- Date: 3 – 9 February
- Edition: 7th
- Surface: Hard (indoor)
- Location: Lille, France

Champions

Singles
- Arthur Bouquier

Doubles
- Jakub Paul / David Pel
- ← 2024 · Play In Challenger · 2026 →

= 2025 Play In Challenger =

The 2025 Play In Challenger was a professional tennis tournament played on indoor hard courts. It was the seventh edition of the tournament, which was part of the 2025 ATP Challenger Tour.
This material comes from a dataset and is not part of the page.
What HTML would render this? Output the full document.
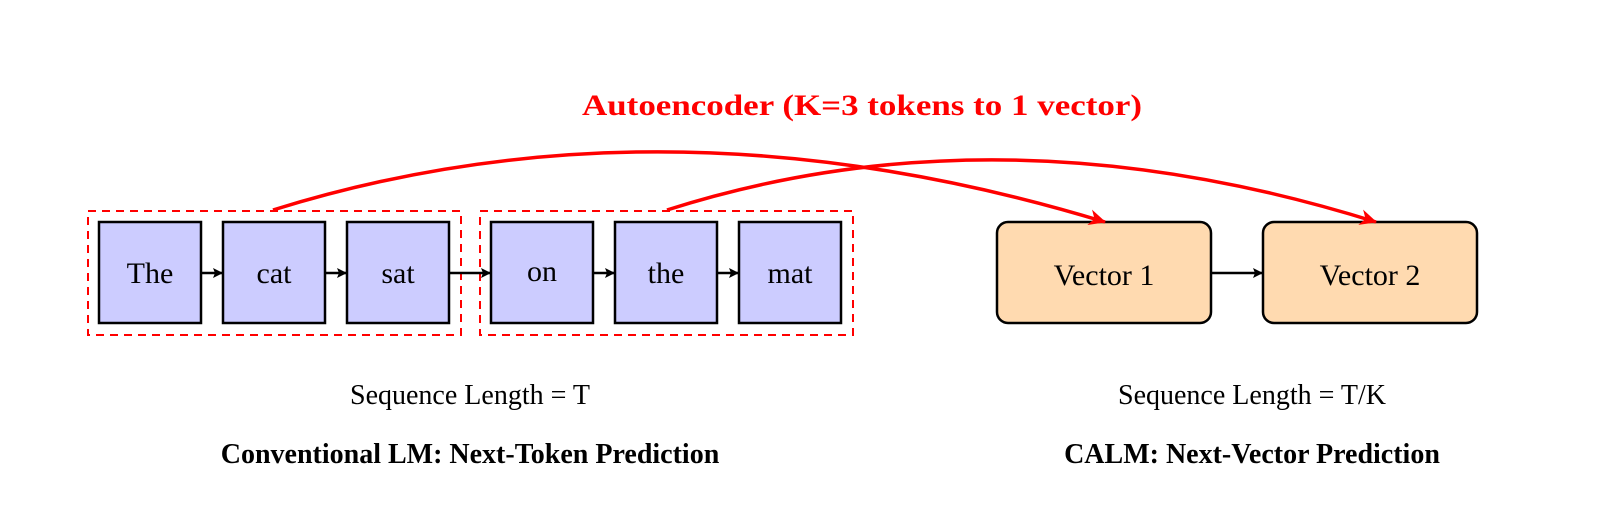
<!DOCTYPE html>
<html><head><meta charset="utf-8"><style>
html,body{margin:0;padding:0;background:#fff;}
svg{display:block;}
text{font-family:"Liberation Serif",serif;}
</style></head><body>
<svg width="1616" height="528" viewBox="0 0 1616 528" xmlns="http://www.w3.org/2000/svg">
<defs>
<marker id="ab" markerWidth="10" markerHeight="10" refX="9" refY="5" orient="auto" markerUnits="userSpaceOnUse"><path d="M0,0 L10,5 L0,10 L2,5 z" fill="#000"/></marker>
<marker id="ar" markerWidth="18" markerHeight="16" refX="16" refY="8" orient="auto" markerUnits="userSpaceOnUse"><path d="M0,0 L17,8 L0,16 L5,8 z" fill="#f00"/></marker>
</defs>
<text x="862" y="115" text-anchor="middle" font-size="30" font-weight="bold" fill="#f00" textLength="560" lengthAdjust="spacingAndGlyphs">Autoencoder (K=3 tokens to 1 vector)</text>
<!-- dashed groups -->
<rect x="88" y="211" width="373" height="124" fill="none" stroke="#f00" stroke-width="2" stroke-dasharray="8,6"/>
<rect x="480" y="211" width="373" height="124" fill="none" stroke="#f00" stroke-width="2" stroke-dasharray="8,6"/>
<!-- token boxes -->
<g stroke="#000" stroke-width="2.5" fill="#ccccff">
<rect x="99" y="222" width="102" height="101"/>
<rect x="223" y="222" width="102" height="101"/>
<rect x="347" y="222" width="102" height="101"/>
<rect x="491" y="222" width="102" height="101"/>
<rect x="615" y="222" width="102" height="101"/>
<rect x="739" y="222" width="102" height="101"/>
</g>
<g font-size="30" text-anchor="middle" fill="#000">
<text x="150" y="283">The</text>
<text x="274" y="283">cat</text>
<text x="398" y="283">sat</text>
<text x="542" y="281">on</text>
<text x="666" y="283">the</text>
<text x="790" y="283">mat</text>
</g>
<g stroke="#000" stroke-width="2.5" fill="none">
<line x1="201" y1="273" x2="222" y2="273" marker-end="url(#ab)"/>
<line x1="325" y1="273" x2="346" y2="273" marker-end="url(#ab)"/>
<line x1="449" y1="273" x2="490" y2="273" marker-end="url(#ab)"/>
<line x1="593" y1="273" x2="614" y2="273" marker-end="url(#ab)"/>
<line x1="717" y1="273" x2="738" y2="273" marker-end="url(#ab)"/>
<line x1="1211" y1="273" x2="1262" y2="273" marker-end="url(#ab)"/>
</g>
<!-- vectors -->
<g stroke="#000" stroke-width="2.5" fill="#ffdab0">
<rect x="997" y="222" width="214" height="101" rx="11"/>
<rect x="1263" y="222" width="214" height="101" rx="11"/>
</g>
<text x="1104" y="285" font-size="30" text-anchor="middle">Vector 1</text>
<text x="1370" y="285" font-size="30" text-anchor="middle">Vector 2</text>
<!-- red curves -->
<path d="M273,210 Q665,88 1105,222" fill="none" stroke="#f00" stroke-width="3.5" marker-end="url(#ar)"/>
<path d="M667,210 Q1000,104 1376,222" fill="none" stroke="#f00" stroke-width="3.5" marker-end="url(#ar)"/>
<!-- captions -->
<g font-size="28" text-anchor="middle" fill="#000">
<text x="470" y="404">Sequence Length = T</text>
<text x="1252" y="404">Sequence Length = T/K</text>
<text x="470" y="463" font-weight="bold">Conventional LM: Next-Token Prediction</text>
<text x="1252" y="463" font-weight="bold">CALM: Next-Vector Prediction</text>
</g>
</svg>
</body></html>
It took place in Lille, France, between 3 and 9 February 2025.

==Singles main-draw entrants==
===Seeds===

| Country | Player | Rank^{1} | Seed |
|---|---|---|---|
| FRA | Benjamin Bonzi | 62 | 1 |
| ITA | Luca Nardi | 83 | 2 |
| FRA | Lucas Pouille | 104 | 3 |
| POL | Kamil Majchrzak | 115 | 4 |
| BEL | Raphaël Collignon | 124 | 5 |
| SUI | Jérôme Kym | 136 | 6 |
| FRA | Grégoire Barrère | 144 | 7 |
| BEL | Alexander Blockx | 146 | 8 |
| ITA | Matteo Gigante | 150 | 9 |

- ^{1} Rankings are as of 27 January 2025.

===Other entrants===
The following players received wildcards into the singles main draw:
- FRA Benjamin Bonzi
- FRA Arthur Géa
- FRA Benoît Paire

The following player received entry into the singles main draw as a special exempt:
- ITA Luca Nardi

The following player received entry into the singles main draw as an alternate:
- TUN Aziz Dougaz

The following players received entry from the qualifying draw:
- FRA Arthur Bouquier
- GER Tom Gentzsch
- FRA Lucas Marionneau
- SUI Jakub Paul
- UKR Oleg Prihodko
- GER Patrick Zahraj

The following players received entry as lucky losers:
- FRA Maé Malige
- FRA Tom Paris
- FRA Lucas Poullain
- GER Max Hans Rehberg

==Champions==
===Singles===

- FRA Arthur Bouquier def. FRA Lucas Pouille 6–3, 3–5 retired.

===Doubles===

- SUI Jakub Paul / NED David Pel def. POL Karol Drzewiecki / POL Piotr Matuszewski 6–3, 6–4.